* What needs to be done: Quote, please, the line with "Convert this chart to matplotlib code.", the line with "fontsize=21.5, fontweight='bold')", and every line between them, exactly and with nothing else.

* Dataset entries:
+ + + + +
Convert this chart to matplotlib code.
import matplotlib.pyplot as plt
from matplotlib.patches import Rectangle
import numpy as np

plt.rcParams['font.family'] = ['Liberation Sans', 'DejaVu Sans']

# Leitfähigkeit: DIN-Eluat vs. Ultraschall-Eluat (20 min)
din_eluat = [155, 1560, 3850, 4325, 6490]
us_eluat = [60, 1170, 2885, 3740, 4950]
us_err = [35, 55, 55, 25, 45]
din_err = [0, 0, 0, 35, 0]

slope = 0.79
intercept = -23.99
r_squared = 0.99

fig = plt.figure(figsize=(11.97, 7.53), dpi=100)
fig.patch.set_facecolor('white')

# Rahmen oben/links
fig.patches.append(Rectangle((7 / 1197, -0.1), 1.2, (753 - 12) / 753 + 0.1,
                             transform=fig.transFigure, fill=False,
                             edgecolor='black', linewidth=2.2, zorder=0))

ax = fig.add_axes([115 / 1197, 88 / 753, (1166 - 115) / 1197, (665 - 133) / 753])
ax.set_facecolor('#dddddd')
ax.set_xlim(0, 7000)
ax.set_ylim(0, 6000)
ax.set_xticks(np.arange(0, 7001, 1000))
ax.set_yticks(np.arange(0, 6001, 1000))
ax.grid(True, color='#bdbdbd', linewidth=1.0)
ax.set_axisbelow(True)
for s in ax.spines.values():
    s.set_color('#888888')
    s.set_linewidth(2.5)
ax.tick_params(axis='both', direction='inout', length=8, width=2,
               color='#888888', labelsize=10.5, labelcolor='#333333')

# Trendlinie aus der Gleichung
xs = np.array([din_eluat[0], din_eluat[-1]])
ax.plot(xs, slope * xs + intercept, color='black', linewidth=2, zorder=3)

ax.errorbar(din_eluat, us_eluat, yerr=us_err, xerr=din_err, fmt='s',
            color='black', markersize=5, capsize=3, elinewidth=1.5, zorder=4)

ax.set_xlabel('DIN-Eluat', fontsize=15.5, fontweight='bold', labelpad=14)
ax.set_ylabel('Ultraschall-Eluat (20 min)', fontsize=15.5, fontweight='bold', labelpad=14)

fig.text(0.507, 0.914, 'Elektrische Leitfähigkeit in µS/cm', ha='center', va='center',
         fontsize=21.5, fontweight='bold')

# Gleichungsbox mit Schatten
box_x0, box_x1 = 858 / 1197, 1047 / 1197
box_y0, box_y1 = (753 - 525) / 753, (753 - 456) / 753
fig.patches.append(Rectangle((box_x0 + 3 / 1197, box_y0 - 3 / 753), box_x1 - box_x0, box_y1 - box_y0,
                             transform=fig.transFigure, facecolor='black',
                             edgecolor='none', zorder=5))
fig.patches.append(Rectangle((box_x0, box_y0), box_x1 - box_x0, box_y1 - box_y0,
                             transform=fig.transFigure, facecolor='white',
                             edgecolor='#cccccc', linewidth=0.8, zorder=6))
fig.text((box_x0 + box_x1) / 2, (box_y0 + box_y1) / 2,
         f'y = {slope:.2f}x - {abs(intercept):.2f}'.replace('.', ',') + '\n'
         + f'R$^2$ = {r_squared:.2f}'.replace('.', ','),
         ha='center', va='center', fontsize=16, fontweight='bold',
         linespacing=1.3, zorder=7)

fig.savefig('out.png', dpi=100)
+ + + + +
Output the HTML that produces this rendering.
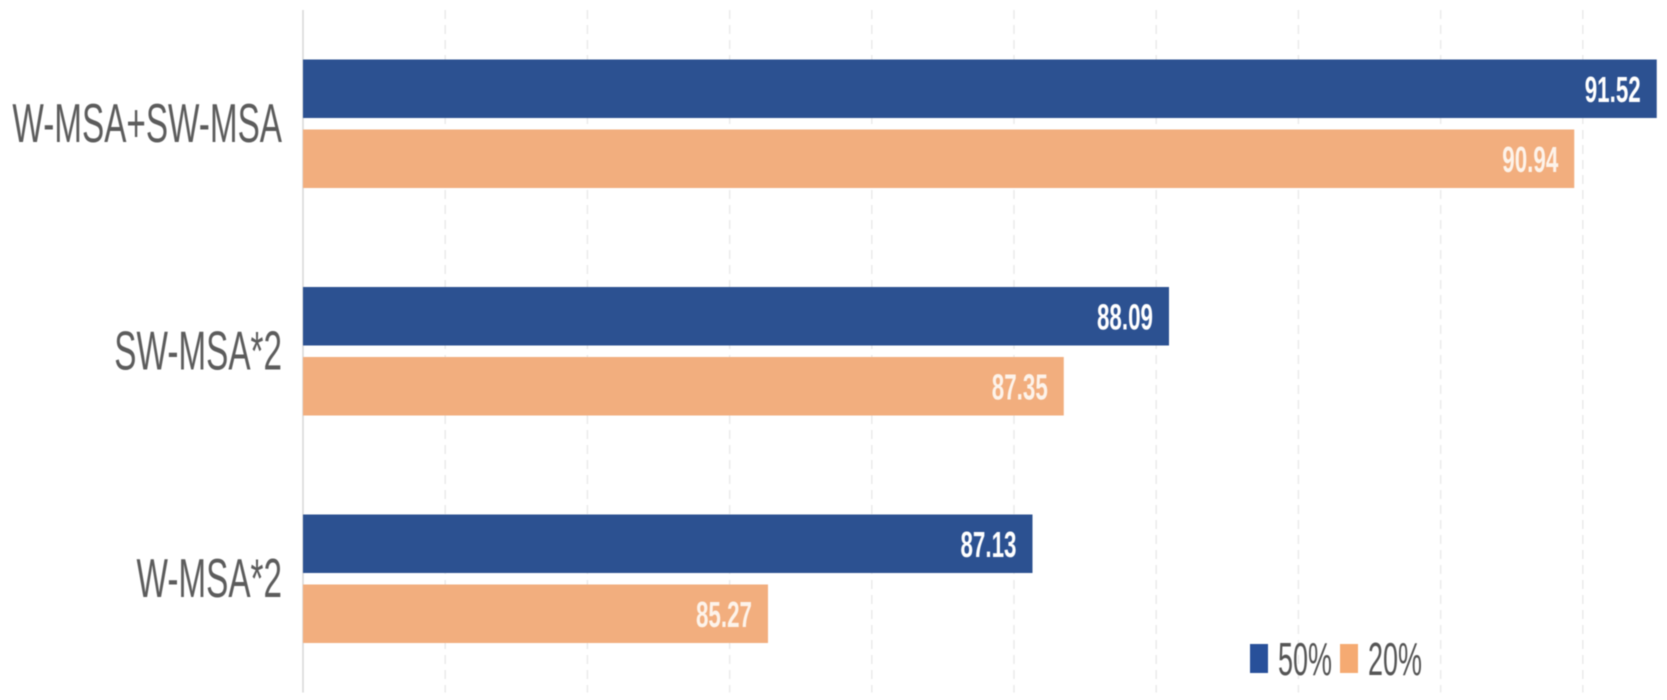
+ + + + +
* Written answer:
Convert this chart to matplotlib code.
import matplotlib.pyplot as plt
from matplotlib.patches import Rectangle
import numpy as np

plt.rcParams['font.family'] = ['Liberation Sans', 'DejaVu Sans']

# Leitfähigkeit: DIN-Eluat vs. Ultraschall-Eluat (20 min)
din_eluat = [155, 1560, 3850, 4325, 6490]
us_eluat = [60, 1170, 2885, 3740, 4950]
us_err = [35, 55, 55, 25, 45]
din_err = [0, 0, 0, 35, 0]

slope = 0.79
intercept = -23.99
r_squared = 0.99

fig = plt.figure(figsize=(11.97, 7.53), dpi=100)
fig.patch.set_facecolor('white')

# Rahmen oben/links
fig.patches.append(Rectangle((7 / 1197, -0.1), 1.2, (753 - 12) / 753 + 0.1,
                             transform=fig.transFigure, fill=False,
                             edgecolor='black', linewidth=2.2, zorder=0))

ax = fig.add_axes([115 / 1197, 88 / 753, (1166 - 115) / 1197, (665 - 133) / 753])
ax.set_facecolor('#dddddd')
ax.set_xlim(0, 7000)
ax.set_ylim(0, 6000)
ax.set_xticks(np.arange(0, 7001, 1000))
ax.set_yticks(np.arange(0, 6001, 1000))
ax.grid(True, color='#bdbdbd', linewidth=1.0)
ax.set_axisbelow(True)
for s in ax.spines.values():
    s.set_color('#888888')
    s.set_linewidth(2.5)
ax.tick_params(axis='both', direction='inout', length=8, width=2,
               color='#888888', labelsize=10.5, labelcolor='#333333')

# Trendlinie aus der Gleichung
xs = np.array([din_eluat[0], din_eluat[-1]])
ax.plot(xs, slope * xs + intercept, color='black', linewidth=2, zorder=3)

ax.errorbar(din_eluat, us_eluat, yerr=us_err, xerr=din_err, fmt='s',
            color='black', markersize=5, capsize=3, elinewidth=1.5, zorder=4)

ax.set_xlabel('DIN-Eluat', fontsize=15.5, fontweight='bold', labelpad=14)
ax.set_ylabel('Ultraschall-Eluat (20 min)', fontsize=15.5, fontweight='bold', labelpad=14)

fig.text(0.507, 0.914, 'Elektrische Leitfähigkeit in µS/cm', ha='center', va='center',
         fontsize=21.5, fontweight='bold')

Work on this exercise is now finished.